Through the early 1970s, Connell was selected to the all star teams and in 1971 and 1972 was selected to the South African Schoolboy team. At the time South Africa was suspended from FIFA and no international games could be played.

Professional

Alex Forbes, the manager of the professional team brought Mike into the first team squad. His full professional debut was made in 1972 at the age of 16 against Durban City. In 1973 Mike was invited to go on trial with Arsenal in England. He spent 6 months on trial but was not signed.[citation needed] He returned to Rangers. In 1974 Eddie Firmani, the new coach of the Tampa Bay Rowdies in Tampa USA, was scouting for players in South Africa. Rangers was playing Arcadia Shepherds who featured Steve Wegerle. After Mike was substituted his father confronted Alex Forbes on the field. An act Eddie Firmani realised gave him opportunity to get Mike. In 1975 at the age of 18 Mike arrived in Tampa, Florida USA.[2] He played every season for the Rowdies until the NASL collapsed in 1984. His years with the team included one championship, in 1975, and two runner-ups, in 1978 and 1979. In NASL indoor he won one championship in 1979-80 and one runner-up in 1981-82. Connell was also part of the 1983 Indoor Grand Prix winning side, though he did not play in the final due to injury. He was a 1979 and 1980 First Team All Star and a 1982 Honorable Mention All Star.

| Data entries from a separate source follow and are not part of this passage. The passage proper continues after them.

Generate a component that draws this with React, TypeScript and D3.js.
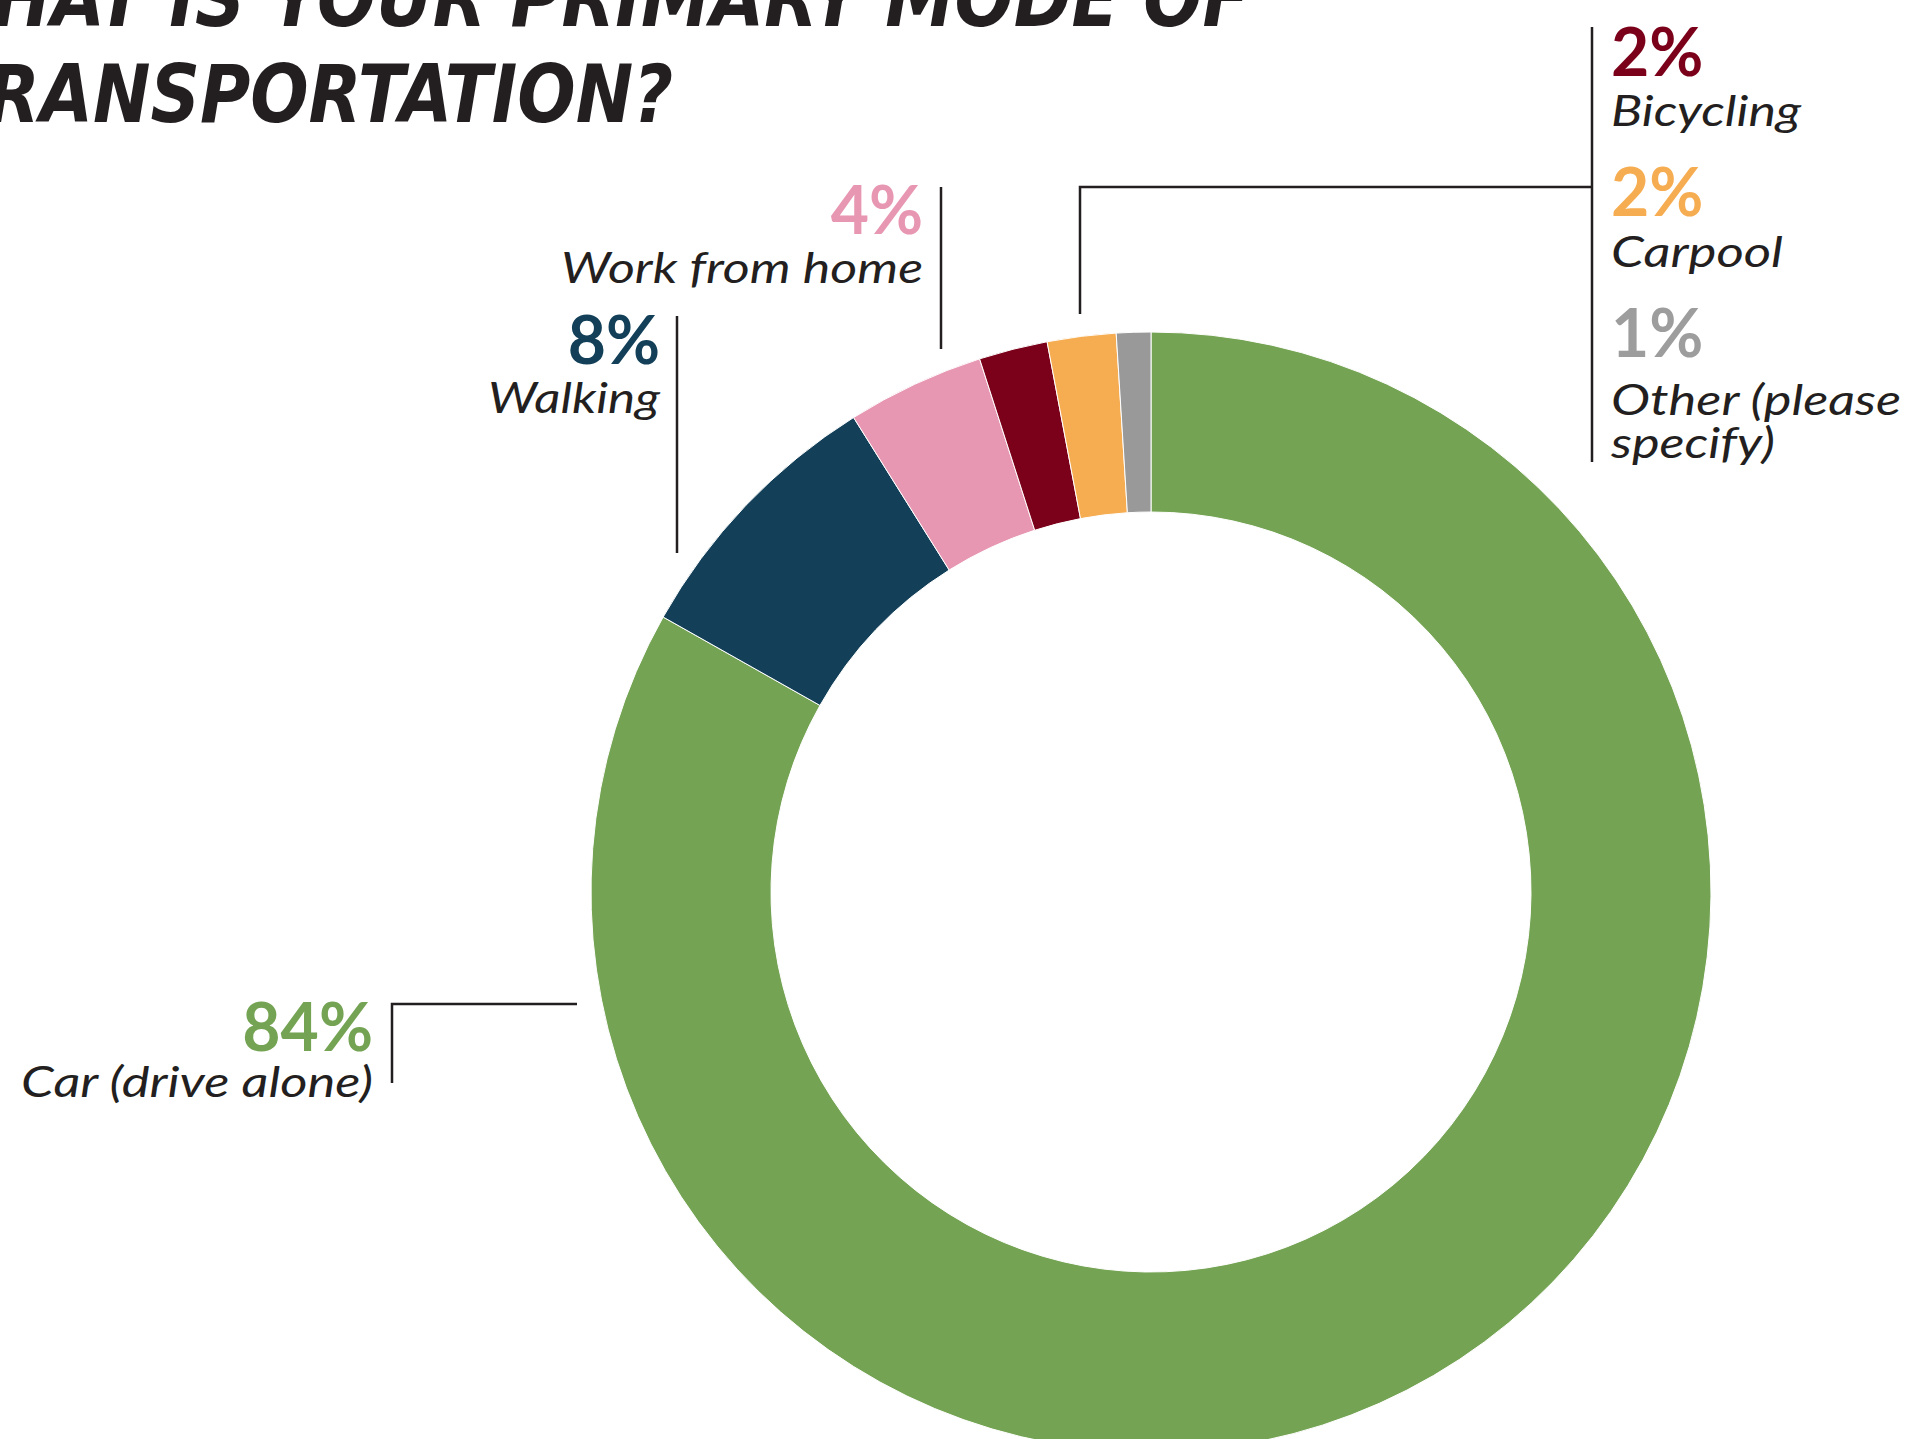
import React from "react";
import * as d3 from "d3";

// survey answers, clockwise from 12 o'clock
const categories = ["Car (drive alone)", "Walking", "Work from home", "Bicycling", "Carpool", "Other (please specify)"];
const values = [84, 8, 4, 2, 2, 1];
const sliceColors = ["#74a453", "#134058", "#e897b2", "#7b0019", "#f6ad52", "#999999"];
const titleLines = ["WHAT IS YOUR PRIMARY MODE OF", "TRANSPORTATION?"];

const W = 1909;
const H = 1439;
const cx = 1151;
const cy = 892;
const outerR = 560;
const innerR = 380;

const ink = "#231f20";
const labelFont = "Lato, 'Open Sans', sans-serif";
const titleFont = "'Liberation Sans Narrow', 'DejaVu Sans Condensed', sans-serif";

// where each label sits, how wide its name lines run, and the leader line path
const labelLayout = [
  { x: 373, pctY: 1051, nameY: 1097, anchor: "end", lines: [["Car (drive alone)", 352]], leader: [[577, 1004], [392, 1004], [392, 1083]] },
  { x: 660, pctY: 364, nameY: 413, anchor: "end", lines: [["Walking", 172]], leader: [[677, 316], [677, 553]] },
  { x: 923, pctY: 234, nameY: 283, anchor: "end", lines: [["Work from home", 362]], leader: [[941, 187], [941, 349]] },
  { x: 1611, pctY: 76, nameY: 126, anchor: "start", lines: [["Bicycling", 190]], leader: [[1080, 314], [1080, 187], [1592, 187]] },
  { x: 1611, pctY: 216, nameY: 267, anchor: "start", lines: [["Carpool", 172]], leader: [] },
  { x: 1611, pctY: 357, nameY: 415, anchor: "start", lines: [["Other (please", 290], ["specify)", 164]], leader: [[1592, 27], [1592, 462]] },
];

export default function App() {
  const pie = d3.pie<number>().sort(null).value((d) => d);
  const arcs = pie(values);
  const arc = d3.arc<d3.PieArcDatum<number>>().innerRadius(innerR).outerRadius(outerR);
  const line = d3.line();

  return (
    <svg
      width={W}
      height={H}
      style={{ position: "absolute", left: 0, top: 0, display: "block", background: "#fff" }}
    >
      {/* title, bleeding off the top-left edge like the original crop */}
      <g fontFamily={titleFont} fontWeight="bold" fontStyle="italic" fontSize={80} fill={ink}>
        <text x={-84} y={26} textLength={1334} lengthAdjust="spacingAndGlyphs">{titleLines[0]}</text>
        <text x={-60} y={122} textLength={733} lengthAdjust="spacingAndGlyphs">{titleLines[1]}</text>
      </g>

      <g transform={`translate(${cx},${cy})`}>
        {arcs.map((a, i) => (
          <path key={categories[i]} d={arc(a) || ""} fill={sliceColors[i]} stroke="#fff" strokeWidth={1} />
        ))}
      </g>

      {labelLayout.map((l, i) =>
        l.leader.length ? (
          <path key={"lead" + i} d={line(l.leader as [number, number][]) || ""} fill="none" stroke={ink} strokeWidth={2.5} />
        ) : null
      )}

      {labelLayout.map((l, i) => (
        <g key={"lab" + i} fontFamily={labelFont} textAnchor={l.anchor}>
          <text x={l.x} y={l.pctY} fontSize={66} fontWeight="bold" fill={i === 5 ? "#9d9d9d" : sliceColors[i]}>
            {values[i]}%
          </text>
          {l.lines.map(([t, w], k) => (
            <text
              key={k}
              x={l.x}
              y={l.nameY + k * 43}
              fontSize={43}
              fontStyle="italic"
              fill={ink}
              textLength={w as number}
              lengthAdjust="spacingAndGlyphs"
            >
              {t}
            </text>
          ))}
        </g>
      ))}
    </svg>
  );
}
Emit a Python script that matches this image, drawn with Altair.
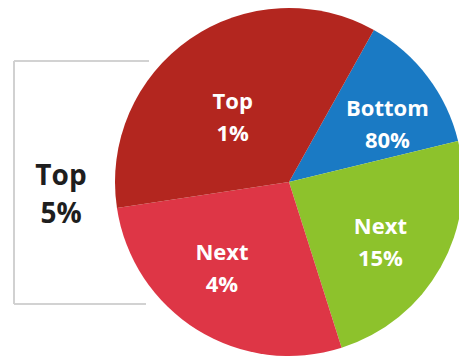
import altair as alt
import pandas as pd

categories = ["Bottom 80%", "Next 15%", "Next 4%", "Top 1%"]
shares = [13.1, 23.9, 27.5, 35.5]
colors = ["#1A7AC4", "#8DC22C", "#DE3646", "#B3261F"]
bracket_label = "Top 5%"

df = pd.DataFrame({"group": categories, "share": shares, "order": list(range(len(categories)))})
df["label"] = df["group"].str.replace(" ", "\n")

start = 29.2 * 3.14159265 / 180.0
theta_scale = alt.Scale(range=[start, start + 2 * 3.14159265])
color_scale = alt.Scale(domain=categories, range=colors)

CX, CY, R = 289, 182, 174

base = alt.Chart(df).encode(
    theta=alt.Theta("share:Q", stack=True, scale=theta_scale),
    order=alt.Order("order:Q"),
    x=alt.value(CX),
    y=alt.value(CY),
)

arcs = base.mark_arc(radius=R).encode(
    color=alt.Color("group:N", scale=color_scale, legend=None)
)

# per-label nudges (styling only)
nudges = {
    "Bottom 80%": (14, -9),
    "Next 15%": (-1, -7),
    "Next 4%": (-11, -19),
    "Top 1%": (4, 7),
}
label_layers = []
for cat in categories:
    ddx, ddy = nudges[cat]
    label_layers.append(
        base.mark_text(
            radius=106, font="Open Sans", fontWeight="bold", fontSize=22,
            color="white", lineBreak="\n", lineHeight=32, baseline="middle",
            align="center", dx=ddx, dy=ddy
        ).encode(
            text="label:N",
            opacity=alt.condition(alt.datum.group == cat, alt.value(1), alt.value(0)),
        )
    )

line_style = dict(color="#d0d0d0", strokeWidth=1.2)
top_rule = alt.Chart(df).mark_rule(**line_style).encode(
    x=alt.value(14), x2=alt.value(149), y=alt.value(61))
bottom_rule = alt.Chart(df).mark_rule(**line_style).encode(
    x=alt.value(14), x2=alt.value(146), y=alt.value(304))
left_rule = alt.Chart(df).mark_rule(**line_style).encode(
    x=alt.value(14), y=alt.value(61), y2=alt.value(304))

bracket_text = alt.Chart(pd.DataFrame({"t": [bracket_label.replace(" ", "\n")]})).mark_text(
    font="Open Sans", fontWeight="bold", fontSize=28, color="#1e1e1e",
    lineBreak="\n", lineHeight=38, baseline="middle", align="center"
).encode(x=alt.value(61), y=alt.value(177), text="t:N")

chart = alt.layer(top_rule, bottom_rule, left_rule, arcs, *label_layers, bracket_text).properties(
    width=459, height=358, autosize=alt.AutoSizeParams(type="none"), padding=0
).configure_view(stroke=None)

chart.save("out.html", embed_options={"renderer": "svg", "actions": False})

He ranks third in career NASL games played with 252. Connell holds the NASL all-time record for consecutive regular season starts with 179. The streak ended in on the last day of the 1984 season, with his somewhat controversial benching by then coach and former teammate Rodney Marsh, in what was to be the Rowdies final NASL game.[3] He spent one season, 1988, in the ASL with the Fort Lauderdale Strikers (1988–94) before fully retiring as a player.[4]

Coach

In the mid-1980s, Connell became the head coach of the Clearwater Central Catholic High School boys' team.

He has a wife, Kim, and a daughter, Ashton, and a son, Michael. They currently reside in Lutz, Florida.

At halftime of a match versus the New York Cosmos on August 10, 2013 the new Tampa Bay Rowdies honored Connell by retiring his #6 jersey.[5]